Unsere Ohren schlafen nie
Ohropax ist ein Segen. Ohne Frage gibt es fürchterliche Stunden in derNacht, schnarchende Männer lassen den Adrenalinpegel auf gefährliche Werte ansteigen, ebenso wie hämmernd-dröhnende Bässe aus der Nachbarwohnung, Motorradrennen vor dem Schlafzimmerfenster oder tobende Kinder um Mitternacht. Auch leiseste Geräusche wie das Surren des Kühlschranks oder das Ticken des Weckers können einen um den Verstand bringen. Unsere Ohren schlafen nie und eine Gewöhnung an Krach läßt sich nicht trainieren. Ein leise tropfender Wasserhahn kann uns den Schweiß auf die Stirn treiben, während stürmisch-tosendes Meeresrauschen wunderbar entspannt. Doch egal wieviel Dezibel uns umzingeln: laut sind immer nur die Anderen. Denn die produzieren Geräusche, die wir nicht kontrollieren können. Die stören mehr als jene, die wir selbst verursachen: Das eigene Radio kann nicht aufgedreht genug sein, während das leise Gedudel von nebenan die Nerven blank legt. Eigentlich kann man sich gar nicht genug abschotten: Eltern gegen Baby-Blues, Studenten gegen Quatschliesen in der Bibliothek, Cabriofahrer gegen Windpfeifen, Vielflieger auf Langstrecken, selbst Zahnärzte gegen des Quietschen des Bohrers.
Ohrstöpsel sind en vogue. In Lamellenausführung oder mit Fenchelduft, nicht nur für die Nacht. Die Dunkelziffer der Anwender muss hoch sein, denn nach verbriefter Aussage des Herstellers liegt die Zahl der jährlich verkauften Stopfen bei 25 Millionen. Mittlerweile gibt es schöne Stopfen. Beispielsweise den HiFi-Gehörschutz, im hosentaschengeeigneten Soft-Etui mit Clean-Up-Spray. Oder Ohropax mit Fenchelduft. Oder die hippen Kunststoffstöpseln in Lamellenausführung, mit Schnürchen wie bei Lesebrillen üblich. Schweizer, aber auch Deutsche und Österreicher lassen nur das Beste in ihre Ohren. Nicht wie der deutsche Sänger Gus Backus Mitte der 60er Jahre sang: "Ich hab Bohnen in die Ohren".
Die Japaner dagegen dröseln Klopapierschnipsel zusammen, um sich vor der Großfamilie im Kleinstapartment akustisch abzuschotten.

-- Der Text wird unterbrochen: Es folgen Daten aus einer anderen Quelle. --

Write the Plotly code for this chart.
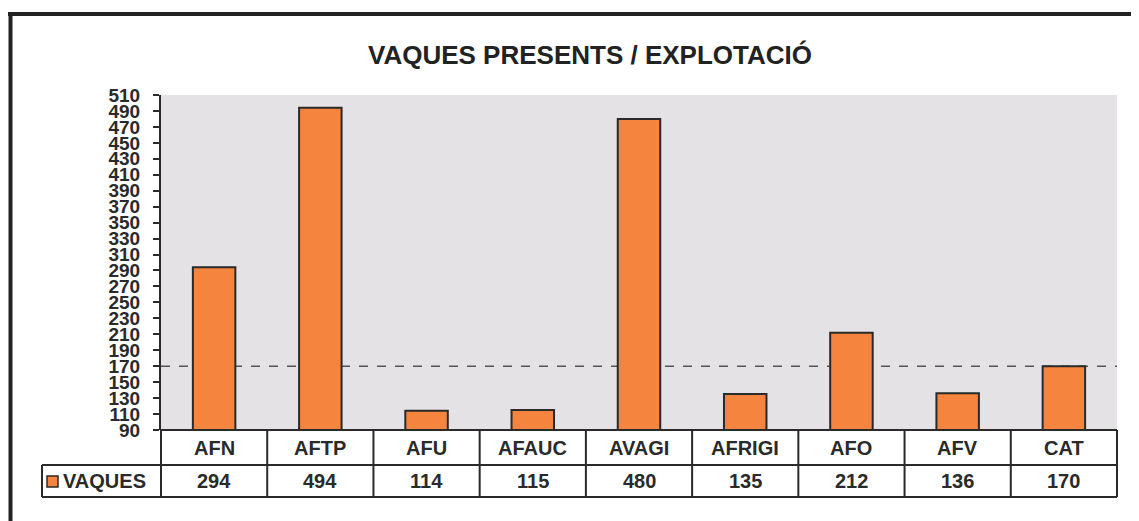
import plotly.graph_objects as go

categories = ["AFN", "AFTP", "AFU", "AFAUC", "AVAGI", "AFRIGI", "AFO", "AFV", "CAT"]
vaques = [294, 494, 114, 115, 480, 135, 212, 136, 170]
series_name = "VAQUES"
reference_value = 170
y_ticks = list(range(90, 511, 20))
title_text = "VAQUES PRESENTS / EXPLOTACIÓ"

OFF = 8  # page body margin
W, H = 1139 - OFF, 521 - OFF
L, R, T, B = 161 - OFF, 1117 - OFF, 95 - OFF, 430 - OFF
pw, ph = R - L, B - T

def px_x(x):
    return (x - OFF - L) / pw

def px_y(y):
    return (B - (y - OFF)) / ph

BAR = "#F5843E"
EDGE = "#2a2a2a"
FONT = "Liberation Sans, Arial, sans-serif"
n = len(categories)
xs = list(range(n))

fig = go.Figure()
fig.add_trace(go.Bar(
    x=xs, y=[v - 90 for v in vaques], base=90, width=0.4,
    marker=dict(color=BAR, line=dict(color=EDGE, width=2)),
    showlegend=False, hoverinfo="skip",
))

shapes = []
shapes.append(dict(type="line", xref="paper", yref="y", x0=0, x1=1,
                   y0=reference_value, y1=reference_value,
                   line=dict(color="#555555", width=1.5, dash="dash"), layer="below"))
row1 = px_y(465)
row2 = px_y(497)
lc = dict(color=EDGE, width=2)
shapes.append(dict(type="line", xref="paper", yref="paper", x0=0, x1=1, y0=0, y1=0, line=lc))
shapes.append(dict(type="line", xref="paper", yref="paper", x0=px_x(42), x1=1, y0=row1, y1=row1, line=lc))
shapes.append(dict(type="line", xref="paper", yref="paper", x0=px_x(42), x1=1, y0=row2, y1=row2, line=lc))
shapes.append(dict(type="line", xref="paper", yref="paper", x0=px_x(42), x1=px_x(42), y0=row1, y1=row2, line=lc))
shapes.append(dict(type="line", xref="paper", yref="paper", x0=0, x1=0, y0=0, y1=row2, line=lc))
shapes.append(dict(type="line", xref="paper", yref="paper", x0=1, x1=1, y0=0, y1=row2, line=lc))
for i in range(n - 1):
    shapes.append(dict(type="line", xref="x", yref="paper", x0=i + 0.5, x1=i + 0.5,
                       y0=0, y1=row2, line=lc))
shapes.append(dict(type="rect", xref="paper", yref="paper", x0=px_x(47), x1=px_x(58),
                   y0=px_y(476), y1=px_y(487), fillcolor=BAR, line=dict(color=EDGE, width=1.5)))
shapes.append(dict(type="line", xref="paper", yref="paper", x0=px_x(8), x1=px_x(1150),
                   y0=px_y(14), y1=px_y(14), line=dict(color="#222222", width=4)))
shapes.append(dict(type="line", xref="paper", yref="paper", x0=px_x(10.5), x1=px_x(10.5),
                   y0=px_y(12), y1=px_y(530), line=dict(color="#222222", width=4)))

ann = []
ann.append(dict(text="<b>" + title_text + "</b>", xref="paper", yref="paper",
                x=px_x(590), y=px_y(55), xanchor="center", yanchor="middle", showarrow=False,
                font=dict(family=FONT, size=26, color="#222222")))
for i, (c, v) in enumerate(zip(categories, vaques)):
    ann.append(dict(text="<b>" + c + "</b>", xref="x", yref="paper", x=i,
                    y=px_y(448), xanchor="center", yanchor="middle", showarrow=False,
                    font=dict(family=FONT, size=20, color="#2a2a2a")))
    ann.append(dict(text="<b>" + str(v) + "</b>", xref="x", yref="paper", x=i,
                    y=px_y(481), xanchor="center", yanchor="middle", showarrow=False,
                    font=dict(family=FONT, size=20, color="#2a2a2a")))
ann.append(dict(text="<b>" + series_name + "</b>", xref="paper", yref="paper",
                x=px_x(61), y=px_y(481), xanchor="left", yanchor="middle", showarrow=False,
                font=dict(family=FONT, size=20, color="#2a2a2a")))

fig.update_layout(
    width=W, height=H,
    margin=dict(l=L, r=W - R, t=T, b=H - B, pad=0),
    paper_bgcolor="white", plot_bgcolor="#E4E2E4",
    shapes=shapes, annotations=ann,
    xaxis=dict(range=[-0.5, n - 0.5], showticklabels=False, showgrid=False,
               zeroline=False, ticks="", fixedrange=True),
    yaxis=dict(range=[90, 510], tickvals=y_ticks, ticktext=[str(t) for t in y_ticks],
               showgrid=False, zeroline=False, showline=True, linecolor=EDGE, linewidth=2,
               ticks="outside", ticklen=6, tickwidth=1.5, tickcolor=EDGE,
               ticklabelstandoff=9,
               tickfont=dict(family=FONT, size=19, color="#2a2a2a", weight="bold"),
               fixedrange=True),
)

fig.write_html("out.html")
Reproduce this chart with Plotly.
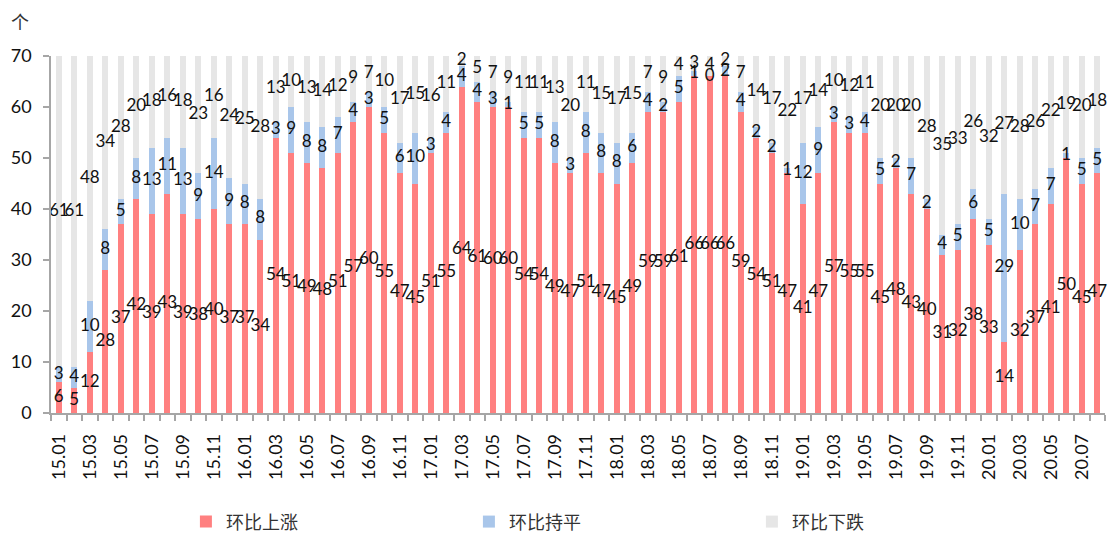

Die Araber formen aus Kerzenwachs Kügelchen, wenn die Kumpels zu temperamentvoll sind. So etwas wie Ohropax gibt es überall, ob sie nun englisch "Earplugs" oder finnisch "Korvatulppa" heißen - die Welt braucht sie eben. Und meine Katze auch. Sie beißt darauf herum, rollt sie durch das Zimmer. Deswegen heißt sie auch Xaporho. Lesen Sie mal rückwärts. Sauer werde ich nur, wenn sie die Stöpsel verschluckt. Dann stupse ich ihr wütend aufs Näschen und schieße mir damit ein Eigentor. Xaporho faucht mich so scharf an, dass ich mir gleich eine neue Packung Ohropax aufmachen muss …
Unter dem Motto "Horch, was kommt von draußen rein" findet am 29. April der Tag gegen den Lärm statt.